Ellerd v. Burkhalter

In the court below judgment was rendered as follows: In favor of D. W. Burkhalter against Reuben and Truman Ellerd, jointly, for $6,791.67; in favor of Mrs. Nellie Stewart, executrix of the estate of D. P. Stewart, deceased, against C. H. Boxberger, Will T. Spruill, D. W. Burkhalter, Reuben and Truman Ellerd, jointly and severally for $1,250. Breedlove Smith was ordered to sell certain *Page 583 property of which he was receiver, and pay the proceeds thereof to Mrs. Stewart in satisfaction of her judgment, and the balance to Burkhalter in satisfaction of his judgment, and the balance to Reuben Ellerd. The Ellerds had filed a cross-action against Burkhalter, and judgment was further rendered that they take nothing by such cross-action.

Reuben Ellerd filed a petition for writ of error, reciting the rendition of the judgment against him in favor of Burkhalter, and his desire to remove the same to this court for revision and correction, and that Burkhalter was the only person adversely interested to him in the cause. Accompanying his petition Reuben Ellerd filed a cost bond, reciting the recovery by Burkhalter of the judgment against Truman and Reuben Ellerd, from which judgment Truman and Reuben Ellerd had sued out a writ of error to this court, wherefore Reuben M. Ellerd, as principal, and _____ and _____, as sureties, bound themselves to pay to Burkhalter $300, conditioned that Truman and Reuben Ellerd, plaintiffs in error, would prosecute their writ of error with effect, and pay all costs which have accrued in the court below and which may accrue in the Court of Civil Appeals and the Supreme Court. This bond was signed by Truman Ellerd and Reuben Ellerd as principals, with three others as sureties, and was approved by the clerk of the court below.
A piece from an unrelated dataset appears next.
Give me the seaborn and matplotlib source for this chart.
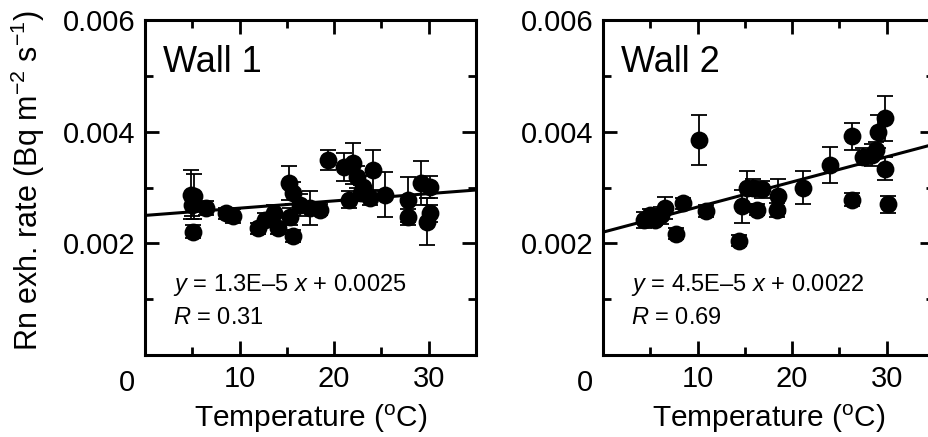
import numpy as np
import pandas as pd
import matplotlib
matplotlib.use("Agg")
import matplotlib.pyplot as plt
import seaborn as sns
from matplotlib.ticker import FixedLocator

# Wall 1 data: temperature (C), exhalation rate, error
t1 = [4.9, 5.2, 5.0, 5.1, 6.5, 8.6, 9.3, 12.0, 12.7, 13.6, 14.1, 15.2, 15.7, 15.3,
      15.7, 16.4, 17.4, 18.5, 19.4, 21.0, 22.0, 21.6, 22.4, 23.1, 23.8, 22.8, 24.1,
      25.4, 27.8, 27.8, 29.2, 30.1, 30.1, 29.8]
r1 = [0.00287, 0.00284, 0.00269, 0.00221, 0.00263, 0.00254, 0.00249, 0.00227, 0.00242,
      0.00254, 0.00227, 0.00308, 0.00290, 0.00248, 0.00213, 0.00269, 0.00263, 0.00260,
      0.00349, 0.00337, 0.00343, 0.00278, 0.00319, 0.00301, 0.00281, 0.00290, 0.00331,
      0.00287, 0.00278, 0.00247, 0.00308, 0.00301, 0.00254, 0.00239]
e1 = [0.00044, 0.00040, 0.00020, 0.00012, 0.00012, 0.00010, 0.00012, 0.00010, 0.00012,
      0.00015, 0.00010, 0.00030, 0.00020, 0.00015, 0.00010, 0.00020, 0.00030, 0.00010,
      0.00018, 0.00025, 0.00037, 0.00015, 0.00020, 0.00020, 0.00012, 0.00015, 0.00036,
      0.00040, 0.00040, 0.00015, 0.00039, 0.00020, 0.00015, 0.00042]

# Wall 2 data
t2 = [4.3, 5.0, 5.5, 6.1, 6.6, 7.7, 8.5, 10.1, 10.9, 14.4, 14.7, 15.2, 15.9, 16.8,
      16.3, 18.5, 18.4, 21.1, 24.0, 26.3, 26.3, 27.5, 28.4, 28.9, 29.1, 29.8, 29.8, 30.1]
r2 = [0.00242, 0.00251, 0.00242, 0.00250, 0.00263, 0.00217, 0.00272, 0.00385, 0.00258,
      0.00205, 0.00266, 0.00300, 0.00300, 0.00297, 0.00260, 0.00285, 0.00260, 0.00300,
      0.00340, 0.00392, 0.00278, 0.00355, 0.00358, 0.00367, 0.00400, 0.00424, 0.00334,
      0.00270]
e2 = [0.00015, 0.00010, 0.00010, 0.00015, 0.00020, 0.00010, 0.00010, 0.00045, 0.00010,
      0.00010, 0.00030, 0.00030, 0.00015, 0.00015, 0.00010, 0.00030, 0.00012, 0.00030,
      0.00032, 0.00024, 0.00012, 0.00015, 0.00020, 0.00015, 0.00030, 0.00040, 0.00020,
      0.00015]

# regression fits (slope, intercept, R)
fit1 = (1.3e-5, 0.0025, 0.31)
fit2 = (4.5e-5, 0.0022, 0.69)
eq1 = r"$\it{y}$ = 1.3E–5 $\it{x}$ + 0.0025"
eq2 = r"$\it{y}$ = 4.5E–5 $\it{x}$ + 0.0022"

sns.set_style("ticks")
plt.rcParams['font.family'] = ['Liberation Sans', 'DejaVu Sans']
plt.rcParams['mathtext.fontset'] = 'custom'
plt.rcParams['mathtext.rm'] = 'Liberation Sans'
plt.rcParams['mathtext.it'] = 'Liberation Sans:italic'
plt.rcParams['text.color'] = 'black'
plt.rcParams['axes.labelcolor'] = 'black'

fig = plt.figure(figsize=(9.29, 4.37), dpi=100)
ax1 = fig.add_axes([145/929, 1-355/437, 331/929, 335/437])
ax2 = fig.add_axes([603/929, 1-355/437, 331/929, 335/437])

panels = [(ax1, t1, r1, e1, fit1, eq1, "Wall 1"),
          (ax2, t2, r2, e2, fit2, eq2, "Wall 2")]

for ax, t, r, e, fit, eq, name in panels:
    df = pd.DataFrame({'T': t, 'rate': r, 'err': e})
    ax.errorbar(df['T'], df['rate'], yerr=df['err'], fmt='none', ecolor='black',
                elinewidth=1.3, capsize=6, capthick=1.3, zorder=2)
    sns.scatterplot(data=df, x='T', y='rate', ax=ax, color='black', s=165,
                    edgecolor='black', linewidth=0, zorder=3)
    xl = np.array([0, 35])
    sns.lineplot(x=xl, y=fit[0] * xl + fit[1], ax=ax, color='black', lw=2.2, zorder=4)

    ax.set_xlim(0, 35)
    ax.set_ylim(0, 0.006)
    ax.xaxis.set_major_locator(FixedLocator([10, 20, 30]))
    ax.xaxis.set_minor_locator(FixedLocator([5, 15, 25, 35]))
    ax.yaxis.set_major_locator(FixedLocator([0.002, 0.004, 0.006]))
    ax.yaxis.set_minor_locator(FixedLocator([0.001, 0.003, 0.005]))
    ax.set_yticklabels(['0.002', '0.004', '0.006'])
    ax.tick_params(which='both', direction='in', top=True, right=True, width=2,
                   labelsize=21, colors='black')
    ax.tick_params(which='major', length=10, pad=7)
    ax.tick_params(which='minor', length=6)
    for s in ax.spines.values():
        s.set_linewidth(2.2)
        s.set_color('black')
    ax.set_xlabel('Temperature ($^{\\mathregular{o}}$C)', fontsize=21.5, labelpad=7)
    ax.set_ylabel('')
    ax.text(-0.055, -0.085, '0', transform=ax.transAxes, fontsize=21,
            ha='center', va='center')
    ax.text(0.054, 0.845, name, transform=ax.transAxes, fontsize=26, va='baseline')
    ax.text(0.085, 0.192, eq, transform=ax.transAxes, fontsize=17, va='baseline')
    ax.text(0.085, 0.0925, r"$\it{R}$ = %.2f" % fit[2], transform=ax.transAxes,
            fontsize=17, va='baseline')

fig.text(28/929, 1-180/437, 'Rn exh. rate (Bq m$^{\\mathregular{-2}}$ s$^{\\mathregular{-1}}$)',
         rotation=90, fontsize=22, ha='center', va='center')

fig.savefig('out.png', dpi=100)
Appearing specially for that purpose Burkhalter has filed a motion in this court to dismiss these proceedings because the petition for writ of error does not state the names of all the parties adversely interested to the plaintiffs in error, Truman and Reuben Ellerd, to wit: Boxberger, Mrs. Stewart and Breedlove Smith, the receiver, and because the last-named parties are not named as obligees in the cost bond and because said parties have not been served with citation in error.
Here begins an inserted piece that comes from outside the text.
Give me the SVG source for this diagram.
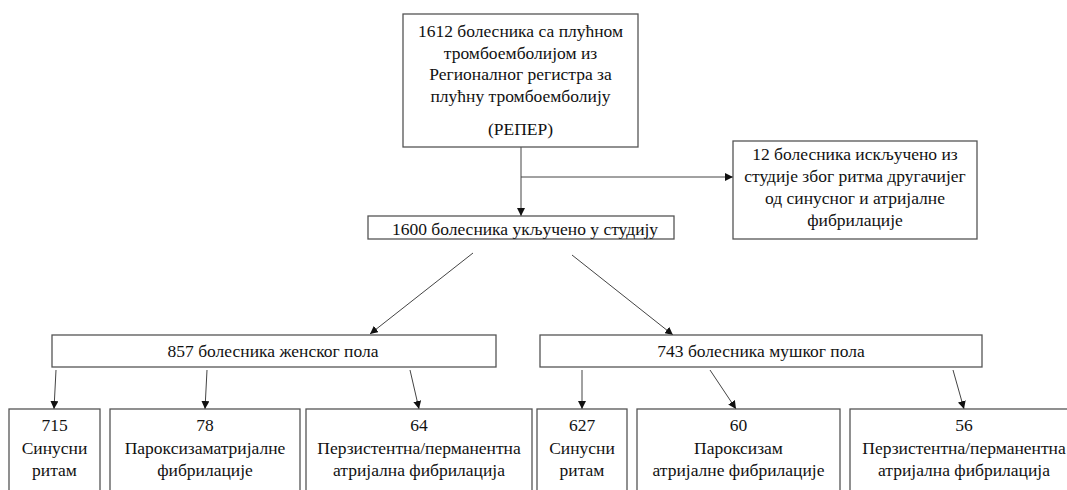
<svg xmlns="http://www.w3.org/2000/svg" width="1067" height="490" viewBox="0 0 1067 490">
<style>
.box{fill:#fff;stroke:#555;stroke-width:1.3}
.t{font-family:'Liberation Serif','DejaVu Serif','Times New Roman',serif;font-size:17.5px;fill:#111;text-anchor:middle}
.c{stroke:#444;stroke-width:1;fill:none;marker-end:url(#ah)}
.l{stroke:#444;stroke-width:1;fill:none}
</style>
<defs>
<marker id="ah" viewBox="0 0 10 10" refX="10" refY="5" markerWidth="8" markerHeight="8" markerUnits="userSpaceOnUse" orient="auto">
<path d="M0,0 L10,5 L0,10 z" fill="#111"/>
</marker>
</defs>
<rect width="1067" height="490" fill="#fff"/>
<g id="connectors">
<line class="l" x1="521" y1="147" x2="521" y2="177"/>
<line class="c" x1="521" y1="177" x2="521" y2="216"/>
<line class="c" x1="521" y1="177" x2="733" y2="177"/>
<line class="c" x1="473" y1="253" x2="370" y2="334"/>
<line class="c" x1="572" y1="255" x2="673" y2="335"/>
<line class="c" x1="56" y1="370" x2="54" y2="409"/>
<line class="c" x1="207" y1="370" x2="205" y2="409"/>
<line class="c" x1="410" y1="370" x2="419" y2="409"/>
<line class="c" x1="582" y1="370" x2="582" y2="409"/>
<line class="c" x1="710" y1="370" x2="736" y2="409"/>
<line class="c" x1="953" y1="370" x2="964" y2="409"/>
</g>
<g id="n-top">
<rect class="box" x="403" y="14" width="235" height="133"/>
<text class="t" x="520.5" y="37">1612 болесника са плућном</text>
<text class="t" x="520.5" y="59">тромбоемболијом из</text>
<text class="t" x="520.5" y="80">Регионалног регистра за</text>
<text class="t" x="520.5" y="102">плућну тромбоемболију</text>
<text class="t" x="520.5" y="135">(РЕПЕР)</text>
</g>
<g id="n-excluded">
<rect class="box" x="733" y="141" width="244" height="98"/>
<text class="t" x="855" y="160">12 болесника искључено из</text>
<text class="t" x="855" y="182">студије због ритма другачијег</text>
<text class="t" x="855" y="204">од синусног и атријалне</text>
<text class="t" x="855" y="226">фибрилације</text>
</g>
<g id="n-included">
<rect class="box" x="368" y="216" width="306" height="23"/>
<text class="t" x="525" y="235">1600 болесника укључено у студију</text>
</g>
<g id="n-female">
<rect class="box" x="52" y="335" width="444" height="32"/>
<text class="t" x="273" y="357">857 болесника женског пола</text>
</g>
<g id="n-male">
<rect class="box" x="540" y="335" width="442" height="32"/>
<text class="t" x="761" y="357">743 болесника мушког пола</text>
</g>
<g id="n-f-sinus">
<rect class="box" x="9" y="409" width="91" height="100"/>
<text class="t" x="54.5" y="431">715</text>
<text class="t" x="54.5" y="454">Синусни</text>
<text class="t" x="54.5" y="476">ритам</text>
</g>
<g id="n-f-parox">
<rect class="box" x="110" y="409" width="190" height="100"/>
<text class="t" x="205" y="431">78</text>
<text class="t" x="205" y="454">Пароксизаматријалне</text>
<text class="t" x="205" y="476">фибрилације</text>
</g>
<g id="n-f-pers">
<rect class="box" x="306" y="409" width="226" height="100"/>
<text class="t" x="419" y="431">64</text>
<text class="t" x="419" y="454">Перзистентна/перманентна</text>
<text class="t" x="419" y="476">атријална фибрилација</text>
</g>
<g id="n-m-sinus">
<rect class="box" x="537" y="409" width="90" height="100"/>
<text class="t" x="582" y="431">627</text>
<text class="t" x="582" y="454">Синусни</text>
<text class="t" x="582" y="476">ритам</text>
</g>
<g id="n-m-parox">
<rect class="box" x="637" y="409" width="203" height="100"/>
<text class="t" x="738.5" y="431">60</text>
<text class="t" x="738.5" y="454">Пароксизам</text>
<text class="t" x="738.5" y="476">атријалне фибрилације</text>
</g>
<g id="n-m-pers">
<rect class="box" x="850" y="409" width="228" height="100"/>
<text class="t" x="964" y="431">56</text>
<text class="t" x="964" y="454">Перзистентна/перманентна</text>
<text class="t" x="964" y="476">атријална фибрилација</text>
</g>
</svg>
The judgment in favor of Burkhalter against the Ellerds is altogether separate and distinct from the judgment in favor of all the other parties to the judgment, and upon rights of action entirely independent of the cause of action upon which Burkhalter recovered his Judgment. Boxberger, Spruill, Mrs. Stewart, and Smith are in nowise interested in the cause of action asserted by Burkhalter, nor in the recovery which he obtained. Their rights would not be in any wise affected by any action which this court might take with respect to the judgment which Burkhalter recovered against the Ellerds. Under these circumstances, the Ellerds had the right to abide by the judgment which was rendered in favor of the other parties to the suit, and bring up for review by writ of error only the judgment recovered against them by Burkhalter.

We are therefore of the opinion that the motion to dismiss should be overruled, upon the authority of Weems v. Watson, 91 Tex. 35, 40 S.W. 722, and Curlin v. Canadian, etc., 90 Tex. 376, 38 S.W. 766.
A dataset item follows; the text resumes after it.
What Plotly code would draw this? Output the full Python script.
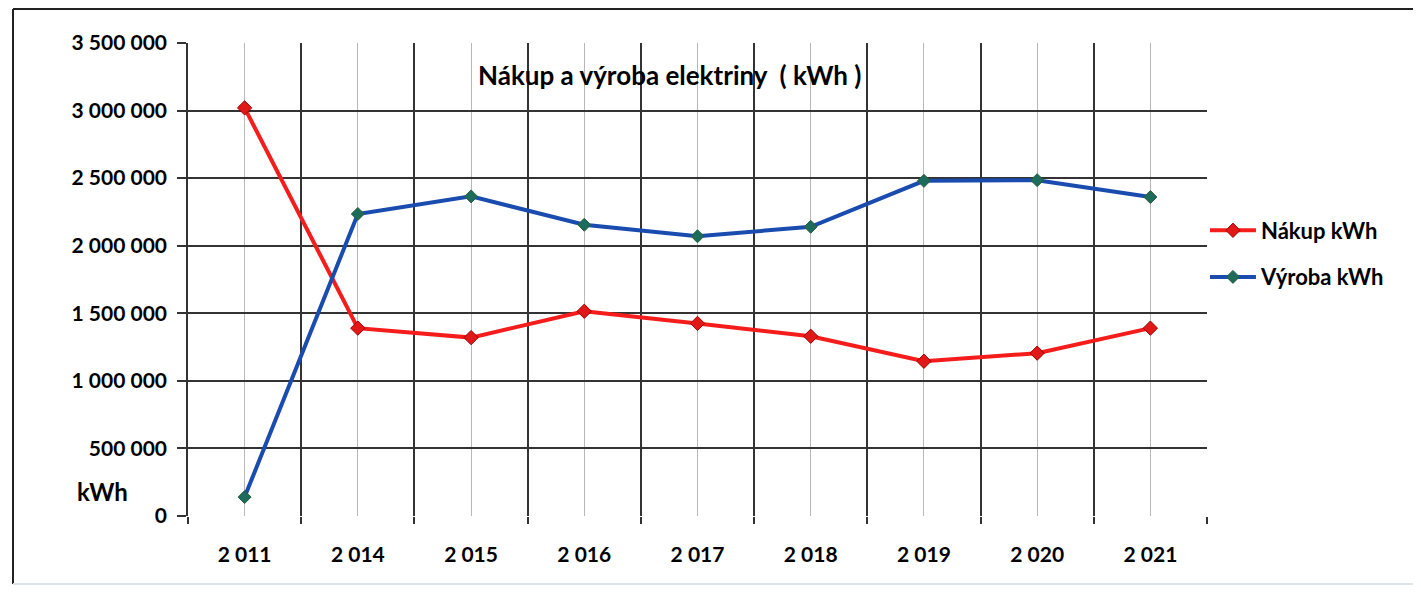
import plotly.graph_objects as go

years = ["2 011", "2 014", "2 015", "2 016", "2 017", "2 018", "2 019", "2 020", "2 021"]
nakup = [3020000, 1390000, 1320000, 1515000, 1425000, 1330000, 1145000, 1205000, 1390000]
vyroba = [140000, 2235000, 2365000, 2155000, 2070000, 2140000, 2480000, 2485000, 2360000]

xpos = list(range(len(years)))
bounds = [i - 0.5 for i in range(len(years) + 1)]

FONT = "Lato"
fig = go.Figure()
fig.add_trace(go.Scatter(
    x=xpos, y=nakup, name="Nákup kWh", mode="lines+markers", legendgroup="a",
    line=dict(color="#f51c1c", width=4),
    marker=dict(symbol="diamond", size=11, color="#e01818", line=dict(color="#a00000", width=1)),
))
fig.add_trace(go.Scatter(
    x=xpos, y=vyroba, name="Výroba kWh", mode="lines+markers", legendgroup="b",
    line=dict(color="#1a4cb0", width=4),
    marker=dict(symbol="diamond", size=10, color="#1d6b5a", line=dict(color="#2a5f40", width=1)),
))

fx0 = (13 - 188) / 1019
fy_top = (516 - 9) / 473
fy_bot = (516 - 584) / 473

fig.update_layout(
    width=1405, height=578,
    margin=dict(l=180, r=206, t=35, b=70),
    paper_bgcolor="white", plot_bgcolor="white",
    separators=", ",
    font=dict(family=FONT, color="black", size=21),
    showlegend=True,
    legend=dict(x=0.998, y=0.648, xanchor="left", yanchor="top",
                font=dict(family=FONT, size=22, weight=700, color="black"),
                bgcolor="rgba(0,0,0,0)", tracegroupgap=15, itemwidth=46),
    xaxis=dict(
        range=[-0.5, len(years) - 0.5],
        tickmode="array", tickvals=xpos, ticktext=years,
        showgrid=True, gridcolor="#b8b8b8", gridwidth=1,
        ticks="", tickfont=dict(family=FONT, size=21, weight=700),
        minor=dict(tickmode="array", tickvals=bounds, showgrid=True,
                   gridcolor="#333333", gridwidth=1.5,
                   ticks="outside", ticklen=7, tickcolor="#333333", tickwidth=1.5),
        showline=False, zeroline=False, ticklabelstandoff=24,
    ),
    yaxis=dict(
        range=[0, 3500000], tickmode="linear", tick0=0, dtick=500000,
        tickformat=",d",
        showgrid=True, gridcolor="#333333", gridwidth=1.5,
        ticks="outside", ticklen=9, tickcolor="#333333", tickwidth=1.5,
        showline=True, linecolor="#333333", linewidth=1.5,
        zeroline=False,
        tickfont=dict(family=FONT, size=21, weight=700),
        ticklabelstandoff=6,
    ),
    annotations=[
        dict(text="Nákup a výroba elektriny\u00a0\u00a0( kWh )", xref="paper", yref="paper",
             x=0.473, y=0.932, xanchor="center", yanchor="middle", showarrow=False,
             font=dict(family=FONT, size=26, weight=700, color="black")),
        dict(text="kWh", xref="paper", yref="paper", x=-0.084, y=0.051,
             xanchor="center", yanchor="middle", showarrow=False,
             font=dict(family=FONT, size=24, weight=700, color="black")),
    ],
    shapes=[
        dict(type="line", xref="paper", yref="paper", x0=fx0, x1=1.3, y0=fy_top, y1=fy_top,
             line=dict(color="#222222", width=2), layer="below"),
        dict(type="line", xref="paper", yref="paper", x0=fx0, x1=fx0, y0=fy_bot, y1=fy_top,
             line=dict(color="#222222", width=2), layer="below"),
        dict(type="line", xref="paper", yref="paper", x0=fx0, x1=1.3, y0=fy_bot, y1=fy_bot,
             line=dict(color="#dde3ea", width=2), layer="below"),
    ],
)

fig.write_html("out.html")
Upon the record here presented the only person whose interest could be in any wise adversely affected by any disposition which might be made by this court of the writ of error proceeding is Truman Ellerd. He did not join in the application for the writ, nor is he named therein as a person adversely interested to the petitioner, Reuben Ellerd. But Truman Ellerd signed the writ of error cost bond, with recitals contained as indicated above, and by his action in so doing he has waived all imperfections in the writ of error proceedings, voluntarily made his appearance in this court, and subjected himself to its jurisdiction. Bingham v. Wyse,14 Tex. 241; Hayworth v. Rogan, 77 Tex. 362, 14 S.W. 70; Morrison v. Lewis,13 Tex. 64; Talbert v. Barbour, 16 Tex. Civ. App. 63, 40 S.W. 187

These latter observations concerning Truman Ellerd are made because ordinarily a defect in the petition for writ of error, such as is here noticed with respect to him, is a jurisdictional matter of which the court of its own motion should take cognizance. But Truman Ellerd is making no complaint, and for the reason indicated he has waived any objection which the court might otherwise, of its own motion, raise in his behalf, and has subjected himself to the jurisdiction of the court for the revision and correction of the judgment complained of by Reuben Ellerd.

The motion to dismiss will be overruled. The submission of this case heretofore made is set aside and postponed to a later date. Defendant in error is granted 30 days from this date within which he may file briefs.